- SET TASK
Copy, without any alteration, the lines from the one that includes "What TikZ code" up to and including the one that includes "minimum width=252pt, fill=white]".

- DATA FOR PROCESSING
· · · ·

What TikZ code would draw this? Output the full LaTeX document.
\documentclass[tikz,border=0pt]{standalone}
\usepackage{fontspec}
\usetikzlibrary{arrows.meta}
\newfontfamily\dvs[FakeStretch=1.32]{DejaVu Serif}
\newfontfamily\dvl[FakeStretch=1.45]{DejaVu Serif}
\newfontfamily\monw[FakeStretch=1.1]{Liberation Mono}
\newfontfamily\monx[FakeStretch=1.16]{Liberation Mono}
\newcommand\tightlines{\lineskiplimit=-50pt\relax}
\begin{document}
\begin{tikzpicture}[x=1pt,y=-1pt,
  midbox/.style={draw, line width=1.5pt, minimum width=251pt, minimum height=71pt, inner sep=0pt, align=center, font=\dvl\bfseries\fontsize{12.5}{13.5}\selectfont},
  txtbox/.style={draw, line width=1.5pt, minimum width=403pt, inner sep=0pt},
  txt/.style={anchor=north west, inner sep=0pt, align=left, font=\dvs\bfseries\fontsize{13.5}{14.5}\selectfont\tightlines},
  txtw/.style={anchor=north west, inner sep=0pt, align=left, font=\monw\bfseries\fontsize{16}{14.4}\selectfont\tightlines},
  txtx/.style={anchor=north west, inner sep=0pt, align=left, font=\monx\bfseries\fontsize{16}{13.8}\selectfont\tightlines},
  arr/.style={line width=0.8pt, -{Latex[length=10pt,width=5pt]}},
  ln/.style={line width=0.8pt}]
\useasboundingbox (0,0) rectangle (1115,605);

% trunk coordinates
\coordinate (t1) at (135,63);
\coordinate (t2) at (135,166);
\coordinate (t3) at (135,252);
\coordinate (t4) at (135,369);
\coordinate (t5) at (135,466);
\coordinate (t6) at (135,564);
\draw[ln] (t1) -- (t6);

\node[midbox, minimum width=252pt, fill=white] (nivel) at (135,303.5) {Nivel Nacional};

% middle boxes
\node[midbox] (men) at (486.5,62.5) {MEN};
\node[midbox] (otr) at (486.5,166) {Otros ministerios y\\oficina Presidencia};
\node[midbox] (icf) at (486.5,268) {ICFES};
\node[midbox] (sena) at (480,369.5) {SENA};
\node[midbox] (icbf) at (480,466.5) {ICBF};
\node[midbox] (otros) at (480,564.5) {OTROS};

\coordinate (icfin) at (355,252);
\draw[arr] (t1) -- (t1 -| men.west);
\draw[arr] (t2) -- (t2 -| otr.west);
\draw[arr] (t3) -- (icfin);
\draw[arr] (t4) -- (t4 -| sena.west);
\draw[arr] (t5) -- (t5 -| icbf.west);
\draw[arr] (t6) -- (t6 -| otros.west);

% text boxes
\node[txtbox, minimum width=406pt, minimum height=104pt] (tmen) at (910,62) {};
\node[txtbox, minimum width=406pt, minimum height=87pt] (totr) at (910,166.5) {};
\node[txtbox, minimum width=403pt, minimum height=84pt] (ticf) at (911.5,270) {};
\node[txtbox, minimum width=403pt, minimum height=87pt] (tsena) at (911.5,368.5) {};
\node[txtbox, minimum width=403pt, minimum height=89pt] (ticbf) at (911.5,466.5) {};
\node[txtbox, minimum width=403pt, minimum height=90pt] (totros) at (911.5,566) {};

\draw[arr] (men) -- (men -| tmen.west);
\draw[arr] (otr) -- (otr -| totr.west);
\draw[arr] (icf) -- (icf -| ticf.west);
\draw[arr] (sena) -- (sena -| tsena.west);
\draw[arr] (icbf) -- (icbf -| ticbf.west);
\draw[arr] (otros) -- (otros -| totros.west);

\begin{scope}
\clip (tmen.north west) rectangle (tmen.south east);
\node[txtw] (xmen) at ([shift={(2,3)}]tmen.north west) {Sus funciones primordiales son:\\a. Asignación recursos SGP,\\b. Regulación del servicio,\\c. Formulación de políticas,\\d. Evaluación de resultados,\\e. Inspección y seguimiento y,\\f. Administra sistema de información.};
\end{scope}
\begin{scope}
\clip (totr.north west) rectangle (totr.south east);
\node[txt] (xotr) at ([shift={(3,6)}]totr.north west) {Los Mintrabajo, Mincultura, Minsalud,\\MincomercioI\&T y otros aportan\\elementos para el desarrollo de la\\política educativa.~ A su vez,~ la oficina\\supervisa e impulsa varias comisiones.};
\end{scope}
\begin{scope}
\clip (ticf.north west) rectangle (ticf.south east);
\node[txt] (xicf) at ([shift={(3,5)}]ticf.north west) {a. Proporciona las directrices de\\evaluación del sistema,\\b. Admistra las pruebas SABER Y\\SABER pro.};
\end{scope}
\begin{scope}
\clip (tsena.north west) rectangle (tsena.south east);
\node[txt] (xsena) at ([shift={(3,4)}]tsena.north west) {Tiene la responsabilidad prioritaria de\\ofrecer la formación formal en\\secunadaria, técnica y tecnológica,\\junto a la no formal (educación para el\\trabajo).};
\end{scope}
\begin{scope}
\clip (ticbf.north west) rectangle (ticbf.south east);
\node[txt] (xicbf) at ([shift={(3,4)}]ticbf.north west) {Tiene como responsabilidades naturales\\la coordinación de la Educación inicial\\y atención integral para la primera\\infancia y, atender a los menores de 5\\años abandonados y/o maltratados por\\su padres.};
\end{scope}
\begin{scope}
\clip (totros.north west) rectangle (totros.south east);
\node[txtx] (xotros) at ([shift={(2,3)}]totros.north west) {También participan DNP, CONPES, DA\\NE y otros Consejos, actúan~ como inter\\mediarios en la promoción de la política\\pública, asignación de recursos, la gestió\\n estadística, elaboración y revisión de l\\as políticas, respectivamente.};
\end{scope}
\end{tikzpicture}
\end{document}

· · · ·

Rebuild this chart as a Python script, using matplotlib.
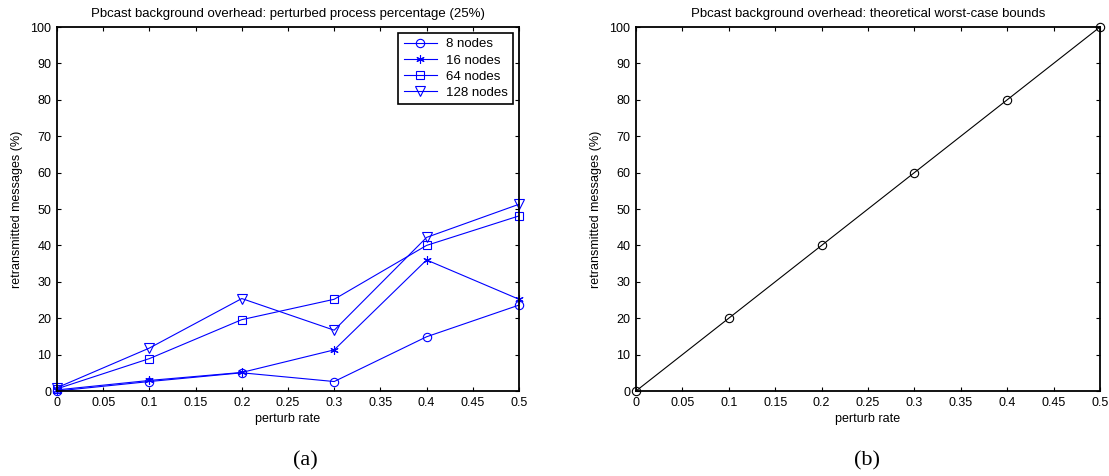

· · · ·

- ANSWER FOR THIS EXERCISE
What TikZ code would draw this? Output the full LaTeX document.
\documentclass[tikz,border=0pt]{standalone}
\usepackage{fontspec}
\usetikzlibrary{arrows.meta}
\newfontfamily\dvs[FakeStretch=1.32]{DejaVu Serif}
\newfontfamily\dvl[FakeStretch=1.45]{DejaVu Serif}
\newfontfamily\monw[FakeStretch=1.1]{Liberation Mono}
\newfontfamily\monx[FakeStretch=1.16]{Liberation Mono}
\newcommand\tightlines{\lineskiplimit=-50pt\relax}
\begin{document}
\begin{tikzpicture}[x=1pt,y=-1pt,
  midbox/.style={draw, line width=1.5pt, minimum width=251pt, minimum height=71pt, inner sep=0pt, align=center, font=\dvl\bfseries\fontsize{12.5}{13.5}\selectfont},
  txtbox/.style={draw, line width=1.5pt, minimum width=403pt, inner sep=0pt},
  txt/.style={anchor=north west, inner sep=0pt, align=left, font=\dvs\bfseries\fontsize{13.5}{14.5}\selectfont\tightlines},
  txtw/.style={anchor=north west, inner sep=0pt, align=left, font=\monw\bfseries\fontsize{16}{14.4}\selectfont\tightlines},
  txtx/.style={anchor=north west, inner sep=0pt, align=left, font=\monx\bfseries\fontsize{16}{13.8}\selectfont\tightlines},
  arr/.style={line width=0.8pt, -{Latex[length=10pt,width=5pt]}},
  ln/.style={line width=0.8pt}]
\useasboundingbox (0,0) rectangle (1115,605);

% trunk coordinates
\coordinate (t1) at (135,63);
\coordinate (t2) at (135,166);
\coordinate (t3) at (135,252);
\coordinate (t4) at (135,369);
\coordinate (t5) at (135,466);
\coordinate (t6) at (135,564);
\draw[ln] (t1) -- (t6);

\node[midbox, minimum width=252pt, fill=white] (nivel) at (135,303.5) {Nivel Nacional};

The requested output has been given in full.